===== EXCERPTED DATA

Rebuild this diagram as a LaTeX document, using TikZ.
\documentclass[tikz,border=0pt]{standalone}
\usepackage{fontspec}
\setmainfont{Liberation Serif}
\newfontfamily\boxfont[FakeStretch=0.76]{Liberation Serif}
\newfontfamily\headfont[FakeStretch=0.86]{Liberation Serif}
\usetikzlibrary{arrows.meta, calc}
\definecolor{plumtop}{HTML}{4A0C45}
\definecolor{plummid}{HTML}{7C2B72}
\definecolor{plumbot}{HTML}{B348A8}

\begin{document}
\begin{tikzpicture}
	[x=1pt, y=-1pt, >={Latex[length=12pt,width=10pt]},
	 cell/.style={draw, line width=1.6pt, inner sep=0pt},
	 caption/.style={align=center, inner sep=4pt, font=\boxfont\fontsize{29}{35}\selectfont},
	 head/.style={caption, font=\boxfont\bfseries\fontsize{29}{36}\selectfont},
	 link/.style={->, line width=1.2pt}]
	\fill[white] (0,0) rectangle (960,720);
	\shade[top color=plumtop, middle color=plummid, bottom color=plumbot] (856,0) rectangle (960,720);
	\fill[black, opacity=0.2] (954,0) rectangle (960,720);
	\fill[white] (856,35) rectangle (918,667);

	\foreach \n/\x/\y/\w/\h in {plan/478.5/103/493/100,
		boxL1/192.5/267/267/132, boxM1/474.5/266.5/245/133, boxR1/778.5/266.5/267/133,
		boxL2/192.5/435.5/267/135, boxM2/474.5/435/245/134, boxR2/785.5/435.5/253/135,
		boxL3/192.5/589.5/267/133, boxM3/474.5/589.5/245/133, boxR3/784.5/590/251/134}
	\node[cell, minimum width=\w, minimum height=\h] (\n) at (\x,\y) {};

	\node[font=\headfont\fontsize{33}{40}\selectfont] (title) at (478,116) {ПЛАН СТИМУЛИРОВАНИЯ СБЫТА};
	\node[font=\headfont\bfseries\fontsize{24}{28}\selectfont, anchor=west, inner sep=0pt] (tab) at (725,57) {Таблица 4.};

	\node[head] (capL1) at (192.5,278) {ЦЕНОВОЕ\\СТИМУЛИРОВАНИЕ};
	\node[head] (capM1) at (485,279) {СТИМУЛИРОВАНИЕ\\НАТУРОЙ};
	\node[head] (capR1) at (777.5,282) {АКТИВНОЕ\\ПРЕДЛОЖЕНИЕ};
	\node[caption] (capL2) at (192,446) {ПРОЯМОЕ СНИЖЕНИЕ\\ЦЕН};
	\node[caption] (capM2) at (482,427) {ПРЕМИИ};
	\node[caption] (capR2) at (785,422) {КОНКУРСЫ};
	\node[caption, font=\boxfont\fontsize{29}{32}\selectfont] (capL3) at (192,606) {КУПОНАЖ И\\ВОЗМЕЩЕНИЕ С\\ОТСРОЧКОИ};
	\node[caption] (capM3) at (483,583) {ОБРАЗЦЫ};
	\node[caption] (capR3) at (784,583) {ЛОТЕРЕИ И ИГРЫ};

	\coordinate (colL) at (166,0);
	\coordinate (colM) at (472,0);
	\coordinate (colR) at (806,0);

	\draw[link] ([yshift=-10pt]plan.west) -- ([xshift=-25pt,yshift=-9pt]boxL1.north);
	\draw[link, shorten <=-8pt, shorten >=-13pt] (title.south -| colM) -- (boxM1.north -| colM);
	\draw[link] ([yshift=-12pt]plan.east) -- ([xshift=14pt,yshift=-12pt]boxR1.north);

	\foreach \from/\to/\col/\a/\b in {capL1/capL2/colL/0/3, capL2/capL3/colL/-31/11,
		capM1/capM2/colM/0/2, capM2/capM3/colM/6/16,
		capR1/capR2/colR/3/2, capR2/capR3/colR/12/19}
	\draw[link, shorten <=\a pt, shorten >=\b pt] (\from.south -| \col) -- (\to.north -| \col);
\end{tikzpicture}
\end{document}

==========
===== EXCERPTED DATA

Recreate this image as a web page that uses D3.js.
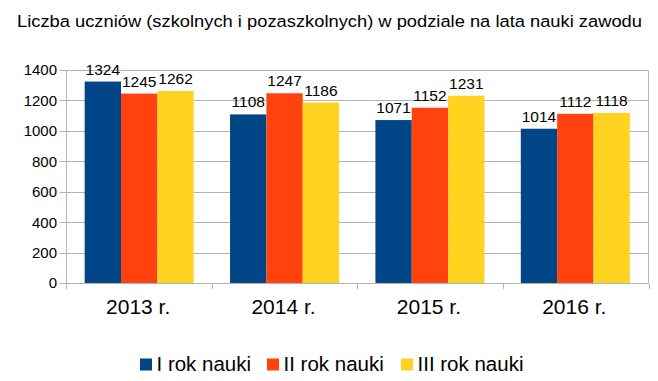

==========

— GOAL OF THE EXERCISE —
How many lines in the entries contain the string "this"? Answer with the number only.

— SOLUTION —
2